═════ DATASET SECTION ═════

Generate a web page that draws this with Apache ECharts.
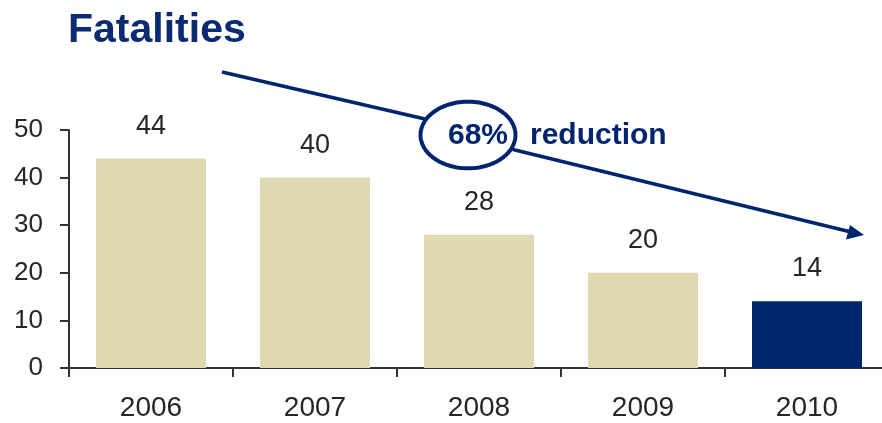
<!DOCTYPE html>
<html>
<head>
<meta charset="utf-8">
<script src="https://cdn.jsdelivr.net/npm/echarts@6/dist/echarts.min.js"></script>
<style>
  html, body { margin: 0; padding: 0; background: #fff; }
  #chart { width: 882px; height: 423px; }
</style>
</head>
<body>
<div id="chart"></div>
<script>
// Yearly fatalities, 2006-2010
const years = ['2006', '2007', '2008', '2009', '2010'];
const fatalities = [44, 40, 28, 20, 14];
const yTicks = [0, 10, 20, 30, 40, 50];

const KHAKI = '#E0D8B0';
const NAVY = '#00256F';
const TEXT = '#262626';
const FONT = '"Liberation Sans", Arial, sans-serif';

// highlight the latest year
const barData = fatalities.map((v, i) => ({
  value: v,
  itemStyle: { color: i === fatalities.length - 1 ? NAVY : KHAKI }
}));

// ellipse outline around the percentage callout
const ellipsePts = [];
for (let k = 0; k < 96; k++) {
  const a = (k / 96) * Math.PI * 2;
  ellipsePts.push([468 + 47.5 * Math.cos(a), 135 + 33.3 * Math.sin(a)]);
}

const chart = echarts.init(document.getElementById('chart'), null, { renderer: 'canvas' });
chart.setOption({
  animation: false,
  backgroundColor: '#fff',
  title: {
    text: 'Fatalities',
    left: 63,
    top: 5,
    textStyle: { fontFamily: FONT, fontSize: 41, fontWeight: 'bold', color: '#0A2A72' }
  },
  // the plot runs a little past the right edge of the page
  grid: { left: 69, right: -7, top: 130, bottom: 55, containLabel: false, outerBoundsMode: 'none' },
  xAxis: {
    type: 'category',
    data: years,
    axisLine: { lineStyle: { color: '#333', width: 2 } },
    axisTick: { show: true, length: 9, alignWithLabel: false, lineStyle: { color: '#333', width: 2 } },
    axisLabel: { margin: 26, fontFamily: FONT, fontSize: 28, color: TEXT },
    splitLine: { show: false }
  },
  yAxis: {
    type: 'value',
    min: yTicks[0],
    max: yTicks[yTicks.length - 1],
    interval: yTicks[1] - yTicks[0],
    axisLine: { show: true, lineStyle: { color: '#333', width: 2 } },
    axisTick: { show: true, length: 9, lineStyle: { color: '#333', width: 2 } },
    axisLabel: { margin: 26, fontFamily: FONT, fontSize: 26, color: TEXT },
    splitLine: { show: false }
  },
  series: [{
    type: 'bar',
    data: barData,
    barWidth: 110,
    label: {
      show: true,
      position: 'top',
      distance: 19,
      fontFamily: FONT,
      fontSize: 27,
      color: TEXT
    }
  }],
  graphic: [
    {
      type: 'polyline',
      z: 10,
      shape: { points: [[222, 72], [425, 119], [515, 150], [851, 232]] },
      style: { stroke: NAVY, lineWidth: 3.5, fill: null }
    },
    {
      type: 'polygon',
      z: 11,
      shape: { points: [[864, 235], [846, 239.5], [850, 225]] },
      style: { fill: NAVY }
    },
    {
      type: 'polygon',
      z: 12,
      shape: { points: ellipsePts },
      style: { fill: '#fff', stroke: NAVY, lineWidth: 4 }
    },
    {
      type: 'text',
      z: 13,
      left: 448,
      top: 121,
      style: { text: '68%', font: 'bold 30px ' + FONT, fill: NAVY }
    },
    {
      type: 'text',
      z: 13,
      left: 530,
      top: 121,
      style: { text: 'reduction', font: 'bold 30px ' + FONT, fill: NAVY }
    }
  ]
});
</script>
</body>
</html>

═════

- **WHAT THE EXERCISE ASKS**: Go through the listing above and write it all out exactly, leaving out any picture.

- **SOLUTION FOR THIS EXERCISE**:
Generate a web page that draws this with Apache ECharts.
<!DOCTYPE html>
<html>
<head>
<meta charset="utf-8">
<script src="https://cdn.jsdelivr.net/npm/echarts@6/dist/echarts.min.js"></script>
<style>
  html, body { margin: 0; padding: 0; background: #fff; }
  #chart { width: 882px; height: 423px; }
</style>
</head>
<body>
<div id="chart"></div>
<script>
// Yearly fatalities, 2006-2010
const years = ['2006', '2007', '2008', '2009', '2010'];
const fatalities = [44, 40, 28, 20, 14];
const yTicks = [0, 10, 20, 30, 40, 50];

const KHAKI = '#E0D8B0';
const NAVY = '#00256F';
const TEXT = '#262626';
const FONT = '"Liberation Sans", Arial, sans-serif';

// highlight the latest year
const barData = fatalities.map((v, i) => ({
  value: v,
  itemStyle: { color: i === fatalities.length - 1 ? NAVY : KHAKI }
}));

// ellipse outline around the percentage callout
const ellipsePts = [];
for (let k = 0; k < 96; k++) {
  const a = (k / 96) * Math.PI * 2;
  ellipsePts.push([468 + 47.5 * Math.cos(a), 135 + 33.3 * Math.sin(a)]);
}

const chart = echarts.init(document.getElementById('chart'), null, { renderer: 'canvas' });
chart.setOption({
  animation: false,
  backgroundColor: '#fff',
  title: {
    text: 'Fatalities',
    left: 63,
    top: 5,
    textStyle: { fontFamily: FONT, fontSize: 41, fontWeight: 'bold', color: '#0A2A72' }
  },
  // the plot runs a little past the right edge of the page
  grid: { left: 69, right: -7, top: 130, bottom: 55, containLabel: false, outerBoundsMode: 'none' },
  xAxis: {
    type: 'category',
    data: years,
    axisLine: { lineStyle: { color: '#333', width: 2 } },
    axisTick: { show: true, length: 9, alignWithLabel: false, lineStyle: { color: '#333', width: 2 } },
    axisLabel: { margin: 26, fontFamily: FONT, fontSize: 28, color: TEXT },
    splitLine: { show: false }
  },
  yAxis: {
    type: 'value',
    min: yTicks[0],
    max: yTicks[yTicks.length - 1],
    interval: yTicks[1] - yTicks[0],
    axisLine: { show: true, lineStyle: { color: '#333', width: 2 } },
    axisTick: { show: true, length: 9, lineStyle: { color: '#333', width: 2 } },
    axisLabel: { margin: 26, fontFamily: FONT, fontSize: 26, color: TEXT },
    splitLine: { show: false }
  },
  series: [{
    type: 'bar',
    data: barData,
    barWidth: 110,
    label: {
      show: true,
      position: 'top',
      distance: 19,
      fontFamily: FONT,
      fontSize: 27,
      color: TEXT
    }
  }],
  graphic: [
    {
      type: 'polyline',
      z: 10,
      shape: { points: [[222, 72], [425, 119], [515, 150], [851, 232]] },
      style: { stroke: NAVY, lineWidth: 3.5, fill: null }
    },
    {
      type: 'polygon',
      z: 11,
      shape: { points: [[864, 235], [846, 239.5], [850, 225]] },
      style: { fill: NAVY }
    },
    {
      type: 'polygon',
      z: 12,
      shape: { points: ellipsePts },
      style: { fill: '#fff', stroke: NAVY, lineWidth: 4 }
    },
    {
      type: 'text',
      z: 13,
      left: 448,
      top: 121,
      style: { text: '68%', font: 'bold 30px ' + FONT, fill: NAVY }
    },
    {
      type: 'text',
      z: 13,
      left: 530,
      top: 121,
      style: { text: 'reduction', font: 'bold 30px ' + FONT, fill: NAVY }
    }
  ]
});
</script>
</body>
</html>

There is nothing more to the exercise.